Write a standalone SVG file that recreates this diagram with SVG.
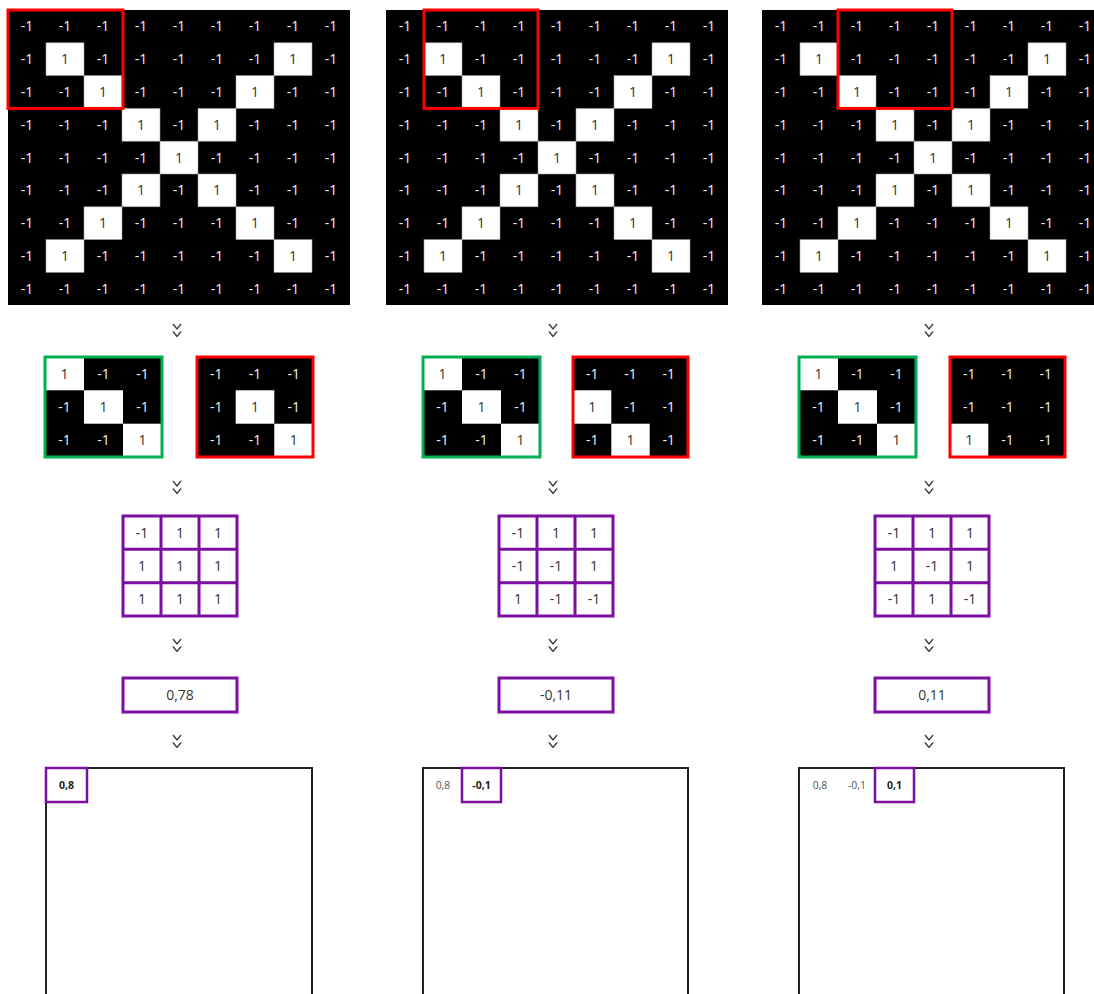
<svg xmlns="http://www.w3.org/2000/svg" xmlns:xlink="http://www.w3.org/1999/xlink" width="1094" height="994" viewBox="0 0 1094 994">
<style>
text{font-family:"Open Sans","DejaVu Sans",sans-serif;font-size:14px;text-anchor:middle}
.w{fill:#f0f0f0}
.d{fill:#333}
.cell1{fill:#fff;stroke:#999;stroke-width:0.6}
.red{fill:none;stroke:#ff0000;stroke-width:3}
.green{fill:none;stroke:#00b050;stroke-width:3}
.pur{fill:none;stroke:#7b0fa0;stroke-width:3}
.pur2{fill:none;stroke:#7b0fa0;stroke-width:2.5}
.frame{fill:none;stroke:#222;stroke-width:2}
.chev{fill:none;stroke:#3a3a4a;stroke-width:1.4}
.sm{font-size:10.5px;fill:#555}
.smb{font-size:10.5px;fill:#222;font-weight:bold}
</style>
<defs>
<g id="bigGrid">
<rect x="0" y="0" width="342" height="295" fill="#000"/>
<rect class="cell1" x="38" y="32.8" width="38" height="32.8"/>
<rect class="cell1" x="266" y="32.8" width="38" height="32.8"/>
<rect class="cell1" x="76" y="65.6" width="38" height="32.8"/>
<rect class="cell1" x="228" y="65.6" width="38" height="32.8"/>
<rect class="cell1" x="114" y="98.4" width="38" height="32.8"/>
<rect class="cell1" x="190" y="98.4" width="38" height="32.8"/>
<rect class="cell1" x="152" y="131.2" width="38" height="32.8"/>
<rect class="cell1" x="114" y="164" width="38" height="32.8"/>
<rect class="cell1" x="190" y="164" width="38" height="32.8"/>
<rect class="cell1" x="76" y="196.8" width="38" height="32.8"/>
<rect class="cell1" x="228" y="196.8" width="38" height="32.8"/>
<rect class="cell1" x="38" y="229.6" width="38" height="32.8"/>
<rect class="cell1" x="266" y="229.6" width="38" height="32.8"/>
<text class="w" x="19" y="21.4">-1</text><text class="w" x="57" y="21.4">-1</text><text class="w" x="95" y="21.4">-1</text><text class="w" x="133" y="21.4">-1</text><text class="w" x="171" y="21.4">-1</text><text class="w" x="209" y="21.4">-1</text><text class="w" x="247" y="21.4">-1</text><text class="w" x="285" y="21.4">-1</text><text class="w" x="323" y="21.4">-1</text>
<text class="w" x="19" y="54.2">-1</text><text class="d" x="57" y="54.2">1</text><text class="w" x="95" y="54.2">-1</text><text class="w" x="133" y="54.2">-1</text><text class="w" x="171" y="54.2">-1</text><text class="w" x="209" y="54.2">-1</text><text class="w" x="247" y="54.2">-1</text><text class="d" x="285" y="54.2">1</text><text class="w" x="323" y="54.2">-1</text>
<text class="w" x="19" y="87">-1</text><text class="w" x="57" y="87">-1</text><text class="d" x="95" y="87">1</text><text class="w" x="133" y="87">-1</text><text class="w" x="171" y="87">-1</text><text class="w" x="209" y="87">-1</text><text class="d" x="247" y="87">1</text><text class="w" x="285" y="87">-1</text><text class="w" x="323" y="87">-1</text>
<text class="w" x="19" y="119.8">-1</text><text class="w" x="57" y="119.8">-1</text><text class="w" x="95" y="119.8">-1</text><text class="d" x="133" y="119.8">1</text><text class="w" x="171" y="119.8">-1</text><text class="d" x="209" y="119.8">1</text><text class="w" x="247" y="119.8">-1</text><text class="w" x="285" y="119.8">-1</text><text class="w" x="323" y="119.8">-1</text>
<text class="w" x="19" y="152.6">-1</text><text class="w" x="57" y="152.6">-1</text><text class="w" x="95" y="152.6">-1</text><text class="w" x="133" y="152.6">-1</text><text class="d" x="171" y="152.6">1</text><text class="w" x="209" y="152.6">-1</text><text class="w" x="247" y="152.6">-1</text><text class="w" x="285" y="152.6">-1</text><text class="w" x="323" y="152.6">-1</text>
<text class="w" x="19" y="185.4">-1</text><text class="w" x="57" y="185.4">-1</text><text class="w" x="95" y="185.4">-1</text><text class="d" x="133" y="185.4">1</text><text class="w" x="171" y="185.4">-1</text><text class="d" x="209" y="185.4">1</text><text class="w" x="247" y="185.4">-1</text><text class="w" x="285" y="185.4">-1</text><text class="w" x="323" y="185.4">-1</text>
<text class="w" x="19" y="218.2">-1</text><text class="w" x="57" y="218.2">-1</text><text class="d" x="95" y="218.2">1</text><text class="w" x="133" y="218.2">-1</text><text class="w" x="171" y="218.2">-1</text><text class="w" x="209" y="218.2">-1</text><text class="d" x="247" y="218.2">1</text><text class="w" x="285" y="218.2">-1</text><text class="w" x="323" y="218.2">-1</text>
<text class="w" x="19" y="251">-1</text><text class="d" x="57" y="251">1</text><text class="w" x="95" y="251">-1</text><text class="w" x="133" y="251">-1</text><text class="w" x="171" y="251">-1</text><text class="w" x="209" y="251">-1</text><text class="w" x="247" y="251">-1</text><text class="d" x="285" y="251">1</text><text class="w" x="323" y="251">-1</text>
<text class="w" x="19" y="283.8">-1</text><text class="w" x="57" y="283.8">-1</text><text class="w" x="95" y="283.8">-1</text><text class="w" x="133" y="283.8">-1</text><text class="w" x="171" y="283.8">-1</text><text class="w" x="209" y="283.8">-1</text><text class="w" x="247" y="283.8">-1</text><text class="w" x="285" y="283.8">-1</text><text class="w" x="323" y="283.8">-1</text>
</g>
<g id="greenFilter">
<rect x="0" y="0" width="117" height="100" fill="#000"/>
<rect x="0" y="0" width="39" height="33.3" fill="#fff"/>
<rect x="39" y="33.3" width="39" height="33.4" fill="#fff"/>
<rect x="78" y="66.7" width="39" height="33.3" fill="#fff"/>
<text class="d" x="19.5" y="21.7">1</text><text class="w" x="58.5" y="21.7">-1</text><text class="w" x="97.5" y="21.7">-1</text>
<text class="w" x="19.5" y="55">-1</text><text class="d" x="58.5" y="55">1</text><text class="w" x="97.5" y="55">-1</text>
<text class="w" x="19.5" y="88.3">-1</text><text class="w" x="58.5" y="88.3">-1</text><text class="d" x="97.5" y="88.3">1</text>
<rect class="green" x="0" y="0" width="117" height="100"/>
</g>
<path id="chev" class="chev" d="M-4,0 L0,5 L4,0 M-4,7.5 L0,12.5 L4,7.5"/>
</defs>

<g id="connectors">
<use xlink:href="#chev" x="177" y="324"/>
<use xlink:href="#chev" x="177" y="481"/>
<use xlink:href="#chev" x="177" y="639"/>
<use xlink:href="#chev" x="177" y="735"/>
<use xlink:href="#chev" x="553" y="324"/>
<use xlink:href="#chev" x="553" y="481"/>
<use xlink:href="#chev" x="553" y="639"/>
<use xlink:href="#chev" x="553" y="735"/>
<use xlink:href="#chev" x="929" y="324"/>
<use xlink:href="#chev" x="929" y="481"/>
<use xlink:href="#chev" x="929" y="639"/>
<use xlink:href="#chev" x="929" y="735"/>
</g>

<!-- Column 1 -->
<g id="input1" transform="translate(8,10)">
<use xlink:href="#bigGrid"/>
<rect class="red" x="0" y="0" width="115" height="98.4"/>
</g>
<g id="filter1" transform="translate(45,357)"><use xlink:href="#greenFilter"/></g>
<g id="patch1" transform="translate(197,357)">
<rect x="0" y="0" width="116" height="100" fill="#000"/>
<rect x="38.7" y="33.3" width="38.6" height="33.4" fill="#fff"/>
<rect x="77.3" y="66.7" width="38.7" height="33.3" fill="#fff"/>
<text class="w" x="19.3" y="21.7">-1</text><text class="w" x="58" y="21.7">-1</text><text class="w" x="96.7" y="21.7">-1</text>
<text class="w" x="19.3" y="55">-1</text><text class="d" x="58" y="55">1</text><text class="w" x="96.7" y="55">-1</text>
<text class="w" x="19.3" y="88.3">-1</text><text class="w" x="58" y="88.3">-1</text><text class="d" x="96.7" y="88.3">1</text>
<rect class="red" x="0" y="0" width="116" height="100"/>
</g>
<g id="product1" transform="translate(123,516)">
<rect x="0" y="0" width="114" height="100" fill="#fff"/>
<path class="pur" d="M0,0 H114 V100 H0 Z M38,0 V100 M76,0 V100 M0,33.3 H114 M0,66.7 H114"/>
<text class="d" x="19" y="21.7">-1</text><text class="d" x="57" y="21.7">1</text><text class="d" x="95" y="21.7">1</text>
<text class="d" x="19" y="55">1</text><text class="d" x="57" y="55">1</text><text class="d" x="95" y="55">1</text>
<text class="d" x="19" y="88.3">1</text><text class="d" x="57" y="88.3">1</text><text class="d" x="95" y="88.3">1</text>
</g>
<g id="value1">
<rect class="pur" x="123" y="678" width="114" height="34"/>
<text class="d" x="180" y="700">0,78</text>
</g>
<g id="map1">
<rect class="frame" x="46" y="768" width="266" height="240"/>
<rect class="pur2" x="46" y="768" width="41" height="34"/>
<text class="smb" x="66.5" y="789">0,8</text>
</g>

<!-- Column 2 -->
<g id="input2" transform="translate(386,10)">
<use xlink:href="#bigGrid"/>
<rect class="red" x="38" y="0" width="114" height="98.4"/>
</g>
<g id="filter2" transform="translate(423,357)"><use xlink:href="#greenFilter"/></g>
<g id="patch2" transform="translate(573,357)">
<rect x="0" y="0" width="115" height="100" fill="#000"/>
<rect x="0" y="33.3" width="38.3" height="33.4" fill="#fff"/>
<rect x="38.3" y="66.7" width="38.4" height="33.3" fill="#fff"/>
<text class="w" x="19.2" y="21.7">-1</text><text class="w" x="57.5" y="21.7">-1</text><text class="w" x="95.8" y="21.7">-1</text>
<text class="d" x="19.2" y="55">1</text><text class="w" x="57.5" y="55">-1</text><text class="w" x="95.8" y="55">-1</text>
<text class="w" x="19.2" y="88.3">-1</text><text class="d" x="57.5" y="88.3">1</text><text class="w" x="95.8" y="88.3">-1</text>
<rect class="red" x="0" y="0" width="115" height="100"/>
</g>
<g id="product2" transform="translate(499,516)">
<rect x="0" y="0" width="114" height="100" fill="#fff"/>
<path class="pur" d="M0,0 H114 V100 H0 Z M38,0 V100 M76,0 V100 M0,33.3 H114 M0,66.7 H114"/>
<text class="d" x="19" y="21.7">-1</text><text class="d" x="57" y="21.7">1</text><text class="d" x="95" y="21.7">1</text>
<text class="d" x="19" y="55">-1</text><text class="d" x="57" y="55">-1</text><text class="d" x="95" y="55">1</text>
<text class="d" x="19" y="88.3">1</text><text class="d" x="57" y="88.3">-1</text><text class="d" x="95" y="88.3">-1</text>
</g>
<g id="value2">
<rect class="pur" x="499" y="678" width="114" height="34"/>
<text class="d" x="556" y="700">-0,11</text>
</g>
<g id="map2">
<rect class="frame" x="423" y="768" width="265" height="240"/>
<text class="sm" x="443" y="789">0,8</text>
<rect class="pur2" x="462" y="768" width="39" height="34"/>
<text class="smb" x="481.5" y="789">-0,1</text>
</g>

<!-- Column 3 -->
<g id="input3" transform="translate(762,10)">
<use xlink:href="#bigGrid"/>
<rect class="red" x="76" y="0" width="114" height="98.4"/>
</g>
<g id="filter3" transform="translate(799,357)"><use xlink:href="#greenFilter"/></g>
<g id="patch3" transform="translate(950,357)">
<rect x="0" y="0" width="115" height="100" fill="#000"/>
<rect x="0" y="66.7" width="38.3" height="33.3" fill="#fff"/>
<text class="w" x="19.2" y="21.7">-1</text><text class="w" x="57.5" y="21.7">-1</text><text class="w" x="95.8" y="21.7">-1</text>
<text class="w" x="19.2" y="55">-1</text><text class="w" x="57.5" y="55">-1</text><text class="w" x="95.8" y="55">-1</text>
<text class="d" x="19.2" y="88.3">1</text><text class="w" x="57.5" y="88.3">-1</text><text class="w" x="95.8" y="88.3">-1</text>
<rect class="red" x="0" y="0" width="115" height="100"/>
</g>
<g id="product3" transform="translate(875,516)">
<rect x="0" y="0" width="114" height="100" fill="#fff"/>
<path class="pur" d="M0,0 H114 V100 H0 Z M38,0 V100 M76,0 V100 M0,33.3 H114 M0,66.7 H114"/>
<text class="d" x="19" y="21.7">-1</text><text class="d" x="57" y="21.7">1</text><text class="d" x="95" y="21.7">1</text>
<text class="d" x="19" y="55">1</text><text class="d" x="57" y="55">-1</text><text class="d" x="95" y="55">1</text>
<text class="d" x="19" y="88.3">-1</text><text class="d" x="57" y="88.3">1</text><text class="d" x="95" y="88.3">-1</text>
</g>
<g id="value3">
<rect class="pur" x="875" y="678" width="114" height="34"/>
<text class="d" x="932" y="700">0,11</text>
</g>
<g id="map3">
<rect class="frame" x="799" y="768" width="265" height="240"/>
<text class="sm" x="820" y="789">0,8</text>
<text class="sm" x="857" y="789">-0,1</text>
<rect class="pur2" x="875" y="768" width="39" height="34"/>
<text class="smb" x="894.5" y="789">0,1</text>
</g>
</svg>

--

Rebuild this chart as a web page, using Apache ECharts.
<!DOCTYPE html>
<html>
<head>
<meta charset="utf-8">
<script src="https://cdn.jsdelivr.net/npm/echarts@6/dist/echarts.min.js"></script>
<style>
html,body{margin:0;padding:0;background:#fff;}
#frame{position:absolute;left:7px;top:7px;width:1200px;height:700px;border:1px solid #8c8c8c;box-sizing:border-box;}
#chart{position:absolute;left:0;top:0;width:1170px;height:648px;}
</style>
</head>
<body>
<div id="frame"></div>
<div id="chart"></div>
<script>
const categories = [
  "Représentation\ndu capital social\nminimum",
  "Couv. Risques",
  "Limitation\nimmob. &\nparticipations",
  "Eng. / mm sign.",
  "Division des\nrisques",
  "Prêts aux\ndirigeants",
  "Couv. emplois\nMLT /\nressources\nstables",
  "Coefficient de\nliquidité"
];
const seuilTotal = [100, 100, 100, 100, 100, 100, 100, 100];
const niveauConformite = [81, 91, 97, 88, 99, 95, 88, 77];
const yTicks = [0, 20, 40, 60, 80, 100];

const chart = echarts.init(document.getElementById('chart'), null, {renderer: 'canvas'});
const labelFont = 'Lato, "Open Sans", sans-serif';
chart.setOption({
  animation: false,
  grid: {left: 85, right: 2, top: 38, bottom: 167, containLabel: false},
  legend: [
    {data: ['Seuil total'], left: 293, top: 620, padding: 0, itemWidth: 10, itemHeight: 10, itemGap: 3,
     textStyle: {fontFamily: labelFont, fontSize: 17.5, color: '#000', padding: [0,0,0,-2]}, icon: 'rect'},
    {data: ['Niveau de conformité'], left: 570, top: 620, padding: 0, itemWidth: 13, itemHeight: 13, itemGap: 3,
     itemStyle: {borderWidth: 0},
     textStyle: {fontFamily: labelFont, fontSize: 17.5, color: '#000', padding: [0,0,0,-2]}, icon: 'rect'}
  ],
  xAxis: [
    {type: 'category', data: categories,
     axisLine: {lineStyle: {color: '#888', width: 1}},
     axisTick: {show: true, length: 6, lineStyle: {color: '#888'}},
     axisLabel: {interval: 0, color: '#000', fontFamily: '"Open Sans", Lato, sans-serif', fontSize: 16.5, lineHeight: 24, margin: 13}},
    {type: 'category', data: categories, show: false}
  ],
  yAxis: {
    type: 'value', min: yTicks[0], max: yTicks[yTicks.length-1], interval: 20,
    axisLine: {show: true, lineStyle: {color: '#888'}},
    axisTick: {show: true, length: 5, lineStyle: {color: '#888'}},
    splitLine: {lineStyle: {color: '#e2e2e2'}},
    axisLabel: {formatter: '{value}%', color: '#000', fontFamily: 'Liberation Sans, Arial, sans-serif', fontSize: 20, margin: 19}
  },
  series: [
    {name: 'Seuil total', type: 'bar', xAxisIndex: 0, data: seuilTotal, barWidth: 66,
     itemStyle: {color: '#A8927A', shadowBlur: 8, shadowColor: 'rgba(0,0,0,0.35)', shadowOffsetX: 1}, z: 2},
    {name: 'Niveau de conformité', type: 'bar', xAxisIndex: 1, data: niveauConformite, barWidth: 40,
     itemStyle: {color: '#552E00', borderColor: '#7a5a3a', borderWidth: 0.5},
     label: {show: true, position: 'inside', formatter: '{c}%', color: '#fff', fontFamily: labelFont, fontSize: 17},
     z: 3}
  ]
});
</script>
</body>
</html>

What is asked → Tally up the lines in the records containing the word "this", then give the count and nothing else.

Full answer → 2